* Supplied data
+ + + + + + +
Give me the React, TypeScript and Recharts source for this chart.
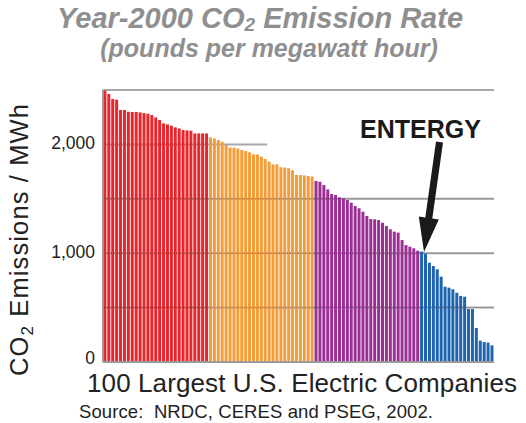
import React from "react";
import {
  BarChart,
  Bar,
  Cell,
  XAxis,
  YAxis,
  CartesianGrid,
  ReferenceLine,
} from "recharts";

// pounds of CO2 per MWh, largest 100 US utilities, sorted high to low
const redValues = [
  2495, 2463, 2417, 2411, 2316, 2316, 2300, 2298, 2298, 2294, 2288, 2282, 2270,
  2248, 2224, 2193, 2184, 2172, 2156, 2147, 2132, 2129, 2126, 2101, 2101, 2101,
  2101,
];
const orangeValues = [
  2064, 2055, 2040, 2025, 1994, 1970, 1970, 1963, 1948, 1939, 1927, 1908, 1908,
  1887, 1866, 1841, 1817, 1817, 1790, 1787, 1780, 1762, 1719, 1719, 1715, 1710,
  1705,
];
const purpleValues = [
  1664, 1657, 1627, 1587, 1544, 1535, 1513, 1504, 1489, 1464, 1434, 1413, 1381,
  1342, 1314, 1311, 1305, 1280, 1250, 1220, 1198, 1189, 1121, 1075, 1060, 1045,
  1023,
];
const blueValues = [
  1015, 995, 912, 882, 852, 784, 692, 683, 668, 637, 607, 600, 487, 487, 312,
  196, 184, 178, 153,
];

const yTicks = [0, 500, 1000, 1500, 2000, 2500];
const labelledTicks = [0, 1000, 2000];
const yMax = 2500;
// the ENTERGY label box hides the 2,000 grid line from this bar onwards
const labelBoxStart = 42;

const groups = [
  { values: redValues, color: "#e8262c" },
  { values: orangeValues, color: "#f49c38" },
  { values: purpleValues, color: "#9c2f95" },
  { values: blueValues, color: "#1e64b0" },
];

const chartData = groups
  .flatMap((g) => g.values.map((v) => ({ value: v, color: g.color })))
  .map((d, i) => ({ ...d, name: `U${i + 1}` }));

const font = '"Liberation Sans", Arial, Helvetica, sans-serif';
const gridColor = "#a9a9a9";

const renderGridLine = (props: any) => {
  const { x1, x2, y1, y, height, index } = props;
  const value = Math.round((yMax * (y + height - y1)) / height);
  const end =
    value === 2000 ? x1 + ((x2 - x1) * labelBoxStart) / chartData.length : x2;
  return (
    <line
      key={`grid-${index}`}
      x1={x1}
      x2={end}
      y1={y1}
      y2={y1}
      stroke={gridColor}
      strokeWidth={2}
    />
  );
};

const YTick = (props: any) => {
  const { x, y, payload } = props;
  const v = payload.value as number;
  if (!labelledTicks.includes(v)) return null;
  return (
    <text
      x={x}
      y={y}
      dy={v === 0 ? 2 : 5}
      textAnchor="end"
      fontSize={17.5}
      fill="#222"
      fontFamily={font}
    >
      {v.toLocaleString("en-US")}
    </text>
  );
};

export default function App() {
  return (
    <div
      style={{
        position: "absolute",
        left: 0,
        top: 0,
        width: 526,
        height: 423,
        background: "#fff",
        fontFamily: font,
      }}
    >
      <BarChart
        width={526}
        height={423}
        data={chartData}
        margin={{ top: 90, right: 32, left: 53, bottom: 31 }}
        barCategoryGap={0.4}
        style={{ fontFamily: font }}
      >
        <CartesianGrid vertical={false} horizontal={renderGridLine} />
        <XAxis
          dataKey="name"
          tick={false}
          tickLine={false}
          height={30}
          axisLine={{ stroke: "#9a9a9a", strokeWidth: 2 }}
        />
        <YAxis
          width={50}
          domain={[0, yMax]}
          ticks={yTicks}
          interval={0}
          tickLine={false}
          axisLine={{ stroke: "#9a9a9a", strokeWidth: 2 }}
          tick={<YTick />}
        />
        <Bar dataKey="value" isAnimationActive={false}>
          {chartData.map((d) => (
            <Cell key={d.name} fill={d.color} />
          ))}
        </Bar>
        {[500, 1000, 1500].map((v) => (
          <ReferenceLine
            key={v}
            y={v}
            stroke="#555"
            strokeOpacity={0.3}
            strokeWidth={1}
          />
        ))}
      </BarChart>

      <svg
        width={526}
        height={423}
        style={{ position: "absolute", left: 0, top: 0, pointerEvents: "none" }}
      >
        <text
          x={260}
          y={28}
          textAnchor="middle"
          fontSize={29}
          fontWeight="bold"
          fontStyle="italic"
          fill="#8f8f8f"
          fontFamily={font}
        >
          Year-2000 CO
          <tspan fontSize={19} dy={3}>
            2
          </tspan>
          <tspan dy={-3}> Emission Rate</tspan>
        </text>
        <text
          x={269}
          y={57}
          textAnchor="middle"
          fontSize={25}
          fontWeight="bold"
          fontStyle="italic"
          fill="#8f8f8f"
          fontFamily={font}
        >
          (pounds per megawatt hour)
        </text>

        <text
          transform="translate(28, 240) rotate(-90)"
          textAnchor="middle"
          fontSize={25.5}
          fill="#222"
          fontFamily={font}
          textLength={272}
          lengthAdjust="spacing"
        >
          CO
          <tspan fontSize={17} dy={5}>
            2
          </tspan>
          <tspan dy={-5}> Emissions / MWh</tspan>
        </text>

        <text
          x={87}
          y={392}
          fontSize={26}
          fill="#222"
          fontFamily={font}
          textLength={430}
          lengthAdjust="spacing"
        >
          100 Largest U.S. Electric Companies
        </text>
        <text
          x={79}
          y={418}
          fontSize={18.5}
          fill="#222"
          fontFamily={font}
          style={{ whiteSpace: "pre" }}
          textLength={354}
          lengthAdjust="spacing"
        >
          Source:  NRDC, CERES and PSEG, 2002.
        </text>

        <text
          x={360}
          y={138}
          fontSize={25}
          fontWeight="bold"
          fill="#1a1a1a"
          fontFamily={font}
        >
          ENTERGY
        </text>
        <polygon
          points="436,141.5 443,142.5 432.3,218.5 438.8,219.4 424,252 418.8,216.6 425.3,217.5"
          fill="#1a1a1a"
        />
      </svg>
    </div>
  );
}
+ + + + + + +
* Task directions
Skipping the pictures, transcribe each line above exactly as it appears.

* Written solution
Give me the React, TypeScript and Recharts source for this chart.
import React from "react";
import {
  BarChart,
  Bar,
  Cell,
  XAxis,
  YAxis,
  CartesianGrid,
  ReferenceLine,
} from "recharts";

// pounds of CO2 per MWh, largest 100 US utilities, sorted high to low
const redValues = [
  2495, 2463, 2417, 2411, 2316, 2316, 2300, 2298, 2298, 2294, 2288, 2282, 2270,
  2248, 2224, 2193, 2184, 2172, 2156, 2147, 2132, 2129, 2126, 2101, 2101, 2101,
  2101,
];
const orangeValues = [
  2064, 2055, 2040, 2025, 1994, 1970, 1970, 1963, 1948, 1939, 1927, 1908, 1908,
  1887, 1866, 1841, 1817, 1817, 1790, 1787, 1780, 1762, 1719, 1719, 1715, 1710,
  1705,
];
const purpleValues = [
  1664, 1657, 1627, 1587, 1544, 1535, 1513, 1504, 1489, 1464, 1434, 1413, 1381,
  1342, 1314, 1311, 1305, 1280, 1250, 1220, 1198, 1189, 1121, 1075, 1060, 1045,
  1023,
];
const blueValues = [
  1015, 995, 912, 882, 852, 784, 692, 683, 668, 637, 607, 600, 487, 487, 312,
  196, 184, 178, 153,
];

const yTicks = [0, 500, 1000, 1500, 2000, 2500];
const labelledTicks = [0, 1000, 2000];
const yMax = 2500;
// the ENTERGY label box hides the 2,000 grid line from this bar onwards
const labelBoxStart = 42;

const groups = [
  { values: redValues, color: "#e8262c" },
  { values: orangeValues, color: "#f49c38" },
  { values: purpleValues, color: "#9c2f95" },
  { values: blueValues, color: "#1e64b0" },
];

const chartData = groups
  .flatMap((g) => g.values.map((v) => ({ value: v, color: g.color })))
  .map((d, i) => ({ ...d, name: `U${i + 1}` }));

const font = '"Liberation Sans", Arial, Helvetica, sans-serif';
const gridColor = "#a9a9a9";

const renderGridLine = (props: any) => {
  const { x1, x2, y1, y, height, index } = props;
  const value = Math.round((yMax * (y + height - y1)) / height);
  const end =
    value === 2000 ? x1 + ((x2 - x1) * labelBoxStart) / chartData.length : x2;
  return (
    <line
      key={`grid-${index}`}
      x1={x1}
      x2={end}
      y1={y1}
      y2={y1}
      stroke={gridColor}
      strokeWidth={2}
    />
  );
};

const YTick = (props: any) => {
  const { x, y, payload } = props;
  const v = payload.value as number;
  if (!labelledTicks.includes(v)) return null;
  return (
    <text
      x={x}
      y={y}
      dy={v === 0 ? 2 : 5}
      textAnchor="end"
      fontSize={17.5}
      fill="#222"
      fontFamily={font}
    >
      {v.toLocaleString("en-US")}
    </text>
  );
};

export default function App() {
  return (
    <div
      style={{
        position: "absolute",
        left: 0,
        top: 0,
        width: 526,
        height: 423,
        background: "#fff",
        fontFamily: font,
      }}
    >
      <BarChart
        width={526}
        height={423}
        data={chartData}
        margin={{ top: 90, right: 32, left: 53, bottom: 31 }}
        barCategoryGap={0.4}
        style={{ fontFamily: font }}
      >
        <CartesianGrid vertical={false} horizontal={renderGridLine} />
        <XAxis
          dataKey="name"
          tick={false}
          tickLine={false}
          height={30}
          axisLine={{ stroke: "#9a9a9a", strokeWidth: 2 }}
        />
        <YAxis
          width={50}
          domain={[0, yMax]}
          ticks={yTicks}
          interval={0}
          tickLine={false}
          axisLine={{ stroke: "#9a9a9a", strokeWidth: 2 }}
          tick={<YTick />}
        />
        <Bar dataKey="value" isAnimationActive={false}>
          {chartData.map((d) => (
            <Cell key={d.name} fill={d.color} />
          ))}
        </Bar>
        {[500, 1000, 1500].map((v) => (
          <ReferenceLine
            key={v}
            y={v}
            stroke="#555"
            strokeOpacity={0.3}
            strokeWidth={1}
          />
        ))}
      </BarChart>

      <svg
        width={526}
        height={423}
        style={{ position: "absolute", left: 0, top: 0, pointerEvents: "none" }}
      >
        <text
          x={260}
          y={28}
          textAnchor="middle"
          fontSize={29}
          fontWeight="bold"
          fontStyle="italic"
          fill="#8f8f8f"
          fontFamily={font}
        >
          Year-2000 CO
          <tspan fontSize={19} dy={3}>
            2
          </tspan>
          <tspan dy={-3}> Emission Rate</tspan>
        </text>
        <text
          x={269}
          y={57}
          textAnchor="middle"
          fontSize={25}
          fontWeight="bold"
          fontStyle="italic"
          fill="#8f8f8f"
          fontFamily={font}
        >
          (pounds per megawatt hour)
        </text>

        <text
          transform="translate(28, 240) rotate(-90)"
          textAnchor="middle"
          fontSize={25.5}
          fill="#222"
          fontFamily={font}
          textLength={272}
          lengthAdjust="spacing"
        >
          CO
          <tspan fontSize={17} dy={5}>
            2
          </tspan>
          <tspan dy={-5}> Emissions / MWh</tspan>
        </text>

        <text
          x={87}
          y={392}
          fontSize={26}
          fill="#222"
          fontFamily={font}
          textLength={430}
          lengthAdjust="spacing"
        >
          100 Largest U.S. Electric Companies
        </text>
        <text
          x={79}
          y={418}
          fontSize={18.5}
          fill="#222"
          fontFamily={font}
          style={{ whiteSpace: "pre" }}
          textLength={354}
          lengthAdjust="spacing"
        >
          Source:  NRDC, CERES and PSEG, 2002.
        </text>

        <text
          x={360}
          y={138}
          fontSize={25}
          fontWeight="bold"
          fill="#1a1a1a"
          fontFamily={font}
        >
          ENTERGY
        </text>
        <polygon
          points="436,141.5 443,142.5 432.3,218.5 438.8,219.4 424,252 418.8,216.6 425.3,217.5"
          fill="#1a1a1a"
        />
      </svg>
    </div>
  );
}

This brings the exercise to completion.